You see the thing that gave Jesus favor with God was that, as we have seen many times, was His burden to do the will of the Father, not His own will. Jesus neatly summarizes His whole approach to life in John 5:30, “30) “I can do nothing on my own. As I hear, I judge, and my judgment is just, because I seek not my own will but the will of him who sent me.” That, Beloved – that is the ultimate goal for childrearing. To release them into the will of God for their lives, seeking the unique mission He has for them.
Most of us have seen the Oscar-winning movie Chariots of Fire which documents the experiences of the Scotsman Eric Liddell at the 1924 Olympics in Paris. Liddell was favored to win the 100 yard dash, his best event. But months in advance, the published schedule called for trial heats on Sunday, and Liddell, a devout believer, would not run on Sunday. He trained for the 400 meters, but his best time going into the Olympics was mediocre by international standards. When he got to Paris, the schedule held and so he withdrew from the 100. But he entered the 400 and just as the race was to begin, another believer from the American team slipped in a piece of paper with a quotation from I Sam 2:30: “Those who honor me, I will honor.” Eric Liddell won the event in a world record time of 47.6 seconds – 1-1/2 faster than he had run previously. He said at the time, "I believe God made me for a purpose, but He also made me fast, and when I run I feel God’s pleasure." He went on to say, "To give up running would be to hold Him in contempt." His missionary parents had taught him that his gifts were for God’s glory, not for his own. But that’s not the end of the story.

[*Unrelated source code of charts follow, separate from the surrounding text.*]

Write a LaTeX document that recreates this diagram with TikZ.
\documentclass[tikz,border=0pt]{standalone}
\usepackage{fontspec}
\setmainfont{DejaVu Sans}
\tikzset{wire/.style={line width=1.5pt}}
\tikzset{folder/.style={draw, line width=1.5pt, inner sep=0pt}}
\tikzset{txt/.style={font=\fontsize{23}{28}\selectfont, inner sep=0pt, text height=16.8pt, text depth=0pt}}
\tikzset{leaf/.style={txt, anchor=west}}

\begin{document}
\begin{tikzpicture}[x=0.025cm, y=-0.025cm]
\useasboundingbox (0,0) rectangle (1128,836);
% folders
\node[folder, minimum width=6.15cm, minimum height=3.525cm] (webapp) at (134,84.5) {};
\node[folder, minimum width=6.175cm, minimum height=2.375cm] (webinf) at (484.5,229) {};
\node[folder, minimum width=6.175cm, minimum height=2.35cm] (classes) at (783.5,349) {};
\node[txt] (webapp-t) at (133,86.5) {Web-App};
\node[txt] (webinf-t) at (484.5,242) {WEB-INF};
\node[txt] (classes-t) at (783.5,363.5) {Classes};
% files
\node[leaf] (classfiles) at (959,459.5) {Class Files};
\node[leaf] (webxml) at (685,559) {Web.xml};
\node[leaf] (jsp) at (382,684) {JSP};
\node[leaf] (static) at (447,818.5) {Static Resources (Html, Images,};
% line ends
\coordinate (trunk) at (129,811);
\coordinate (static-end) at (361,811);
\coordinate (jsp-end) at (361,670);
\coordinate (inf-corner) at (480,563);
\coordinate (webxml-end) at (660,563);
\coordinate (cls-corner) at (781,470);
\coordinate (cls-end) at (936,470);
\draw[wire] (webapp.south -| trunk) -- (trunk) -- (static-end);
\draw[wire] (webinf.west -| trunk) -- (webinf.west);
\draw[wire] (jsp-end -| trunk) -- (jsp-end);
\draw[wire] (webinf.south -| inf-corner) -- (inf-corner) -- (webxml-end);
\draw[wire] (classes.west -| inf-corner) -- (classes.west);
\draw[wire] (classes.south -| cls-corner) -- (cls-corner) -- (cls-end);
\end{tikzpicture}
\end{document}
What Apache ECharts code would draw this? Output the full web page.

Liddell went to China as a missionary. During the 1930’s he married a Canadian girl and had three children, but by 1941, danger from the war forced his family to relocate to Canada while he stayed on. His efforts in teaching and finding provisions for the poor people where he lived became legendary; he was known affectionately as Uncle Eric to his young students. One fellow-worker said of him, “He was overflowing with good humour and love for life, and with enthusiasm and charm. It is rare indeed that a person has the good fortune to meet a saint, but he came as close to it as anyone I have ever known." When he died of a brain tumor in 1945, just five months before the end of the war it is said that his last words were, “It's complete surrender" in reference to how he had given his life to God. Beloved, isn’t that what we want for our children – that every physical, mental and spiritual ability they have be given to Him, rather than trying to fit Him into their lives? That’s the goal. That’s what Jesus’ parents teach us about balanced parenting. Let’s pray.